Il n’y a pas de droits sans devoirs
Une autre source de malentendus et d’ambiguïté est peut-être l’absence de toute allusion aux devoirs des enfants. Le titre de mon exposé étant : Droits et devoirs de l’enfant, il est normal que j’en parle ici. Il est évident qu’il n’y a pas de droits sans devoirs. On ne peut pas à la fois accorder à l’enfant la liberté de penser ou de s’exprimer, accorder à l’enfant, comme le demandaient certains pays pendant la discussion de la Convention, le droit de défendre sa patrie, et en même temps refuser aux autres le droit de le fusiller comme un adulte. [...] Je constate en pratique que même dans des pays aussi démocratiques que la France, on considère aujourd’hui que la responsabilité de l’enfant, ses devoirs et son droit d’être puni viennent plus précocement que son droit à s’exprimer ou à décider librement de son sort. Ainsi, à partir de 12 ou 13 ans, l’enfant peut déjà être enfermé, soit en prison dans presque tous les pays du monde, soit dans une institution qui n’est qu’une prison dégrisée comme en Belgique - mais sans inscription au casier judiciaire. Dans une trentaine d’États des États-Unis d’Amérique, il peut même être condamné à mort dès l’âge de 14 ou 15 ans, et exécuté le jour de ses 18 ans en beau cadeau d’anniversaire. Ainsi la responsabilité, le droit d’être puni est déjà accordé à des jeunes, à qui dans les mêmes pays on refuse le droit de vote, même aux élections municipales, la participation aux bureaux des associations légales, le mariage sans dérogation, les relations sexuelles libres et non contrôlées, etc. Déjà dans la Bible on parle du respect dû aux parents (devoir) et on ne mentionne nulle part le respect dû à l’enfant (droit), pas plus d’ailleurs que l’interdiction de l’inceste.

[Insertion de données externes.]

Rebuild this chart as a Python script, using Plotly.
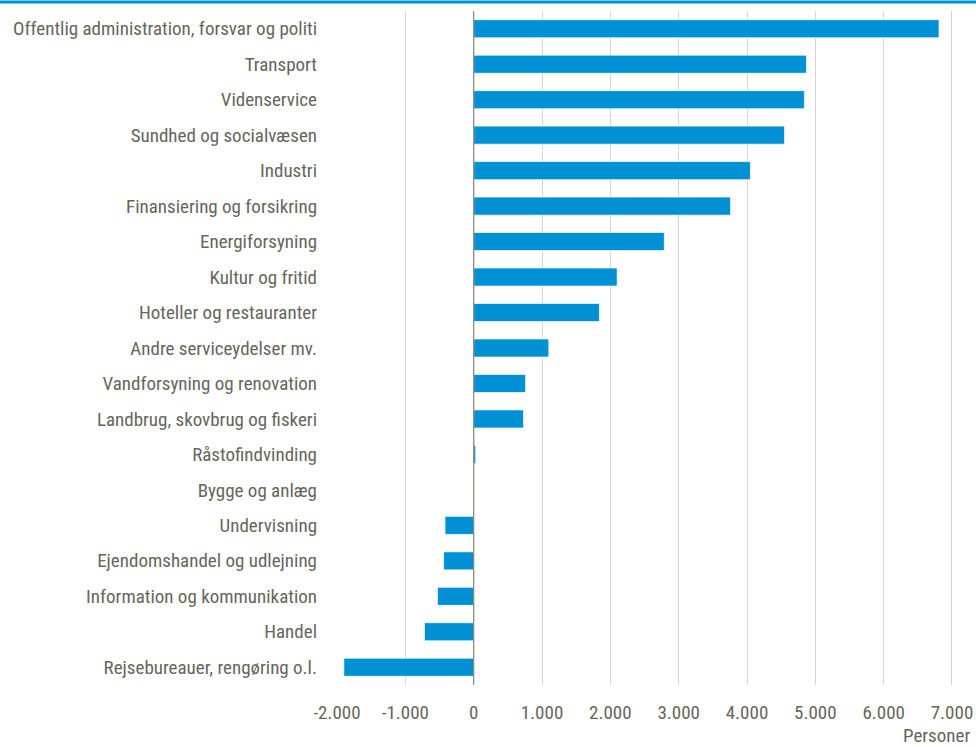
import plotly.graph_objects as go

categories = [
    "Offentlig administration, forsvar og politi",
    "Transport",
    "Videnservice",
    "Sundhed og socialvæsen",
    "Industri",
    "Finansiering og forsikring",
    "Energiforsyning",
    "Kultur og fritid",
    "Hoteller og restauranter",
    "Andre serviceydelser mv.",
    "Vandforsyning og renovation",
    "Landbrug, skovbrug og fiskeri",
    "Råstofindvinding",
    "Bygge og anlæg",
    "Undervisning",
    "Ejendomshandel og udlejning",
    "Information og kommunikation",
    "Handel",
    "Rejsebureauer, rengøring o.l.",
]
values = [6810, 4870, 4840, 4550, 4050, 3760, 2790, 2100, 1840, 1100,
          760, 730, 30, 0, -420, -440, -530, -720, -1900]

tick_vals = [-2000, -1000, 0, 1000, 2000, 3000, 4000, 5000, 6000, 7000]
tick_labels = ["-2.000", "-1.000", "0", "1.000", "2.000", "3.000",
               "4.000", "5.000", "6.000", "7.000"]

BLUE = "#0090d4"
TEXT = "#66665b"
FONT = "Liberation Sans Narrow, Arial Narrow, Roboto Condensed, Liberation Sans, sans-serif"
FS = 19

fig = go.Figure(go.Bar(
    y=categories, x=values, orientation="h",
    marker=dict(color=BLUE, line=dict(color="rgba(255,255,255,0.7)", width=1)),
))

fig.update_layout(
    width=976, height=747,
    margin=dict(l=337, r=24, t=11, b=62),
    paper_bgcolor="white", plot_bgcolor="white",
    bargap=0.49,
    showlegend=False,
    font=dict(family=FONT, size=FS, color=TEXT),
    xaxis=dict(
        range=[-2000, 7000], tickvals=tick_vals, ticktext=tick_labels,
        showgrid=True, gridcolor="#d6d6d6", gridwidth=1.3,
        zeroline=False, showline=False, ticks="", automargin=False,
        ticklabelstandoff=14,
        tickfont=dict(family=FONT, size=FS, color=TEXT),
    ),
    yaxis=dict(
        autorange="reversed", showgrid=False, zeroline=False, showline=False,
        ticks="", ticklabelstandoff=19, automargin=False,
        tickfont=dict(family=FONT, size=FS, color=TEXT),
    ),
    shapes=[
        dict(type="line", xref="x", yref="paper", x0=0, x1=0, y0=0, y1=1,
             line=dict(color="#8a8a80", width=1.3)),
        dict(type="line", xref="x", yref="paper", x0=7000, x1=7000, y0=0, y1=1,
             line=dict(color="#bdbdbd", width=1.3)),
        dict(type="line", xref="paper", yref="paper", x0=-0.56, x1=1.05,
             y0=1 + 9 / 674, y1=1 + 9 / 674,
             line=dict(color=BLUE, width=3)),
    ],
    annotations=[
        dict(text="Personer", xref="paper", yref="paper", x=1 + 20 / 615, y=-50 / 674,
             xanchor="right", yanchor="middle", showarrow=False,
             font=dict(family=FONT, size=FS, color=TEXT)),
    ],
)

fig.write_html(
    "out.html",
    config={"displayModeBar": False},
    post_script="document.body.style.margin='0';document.body.style.overflow='hidden';",
)
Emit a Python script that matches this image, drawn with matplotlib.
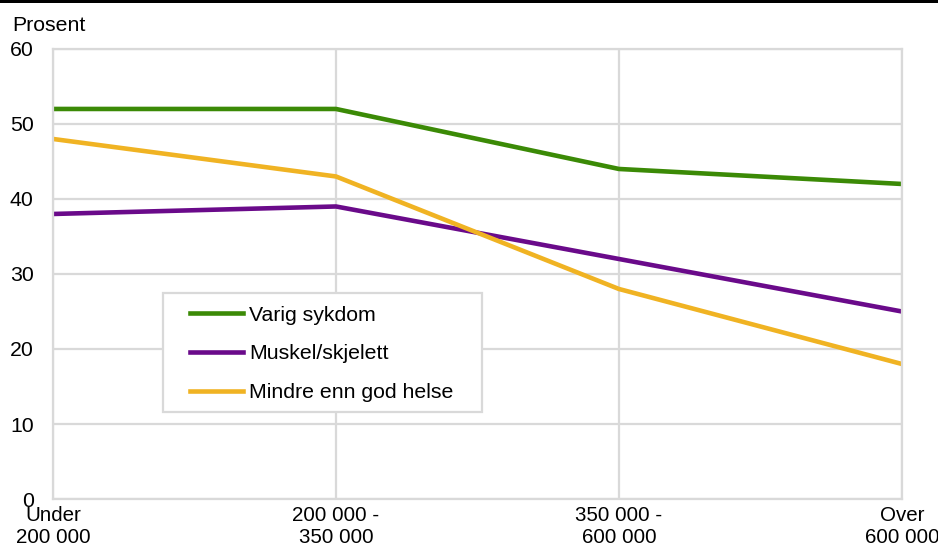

Dans la Convention, les libertés accordées aux enfants sont bien policées
A ceux qui craignent le caractère trop démagogique de la Convention, je recommande chaudement d’en relire attentivement les articles 12, 13, 14 et 16. Ils verront que les auteurs et les rédacteurs ont pris toutes les précautions pour que les libertés accordées aux enfants soient bien policées et ne soient pas en contradiction avec la loi, l’ordre public et les traditions du pays. Je dirais même que certains extrémistes de la liberté infantile trouvent ces points presque trop passéistes et pas assez révolutionnaires. [...] Je terminerai en disant que les droits que l’on donne à l’enfant ne seront jamais de vrais droits parce que des vrais droits sont toujours le résultat d’un rapport de forces : le droit des peuples à l’indépendance, le droit du prolétariat aux syndicats, le droit des femmes au vote ont tous été arrachés de haute lutte. Or les enfants ne se battent pas pour les droits de l’enfant ; ce sont des droits que nous, les adultes, nous leur octroyons et que nous pouvons toujours leur enlever s’ils ne veulent pas se taire en mangeant leur soupe.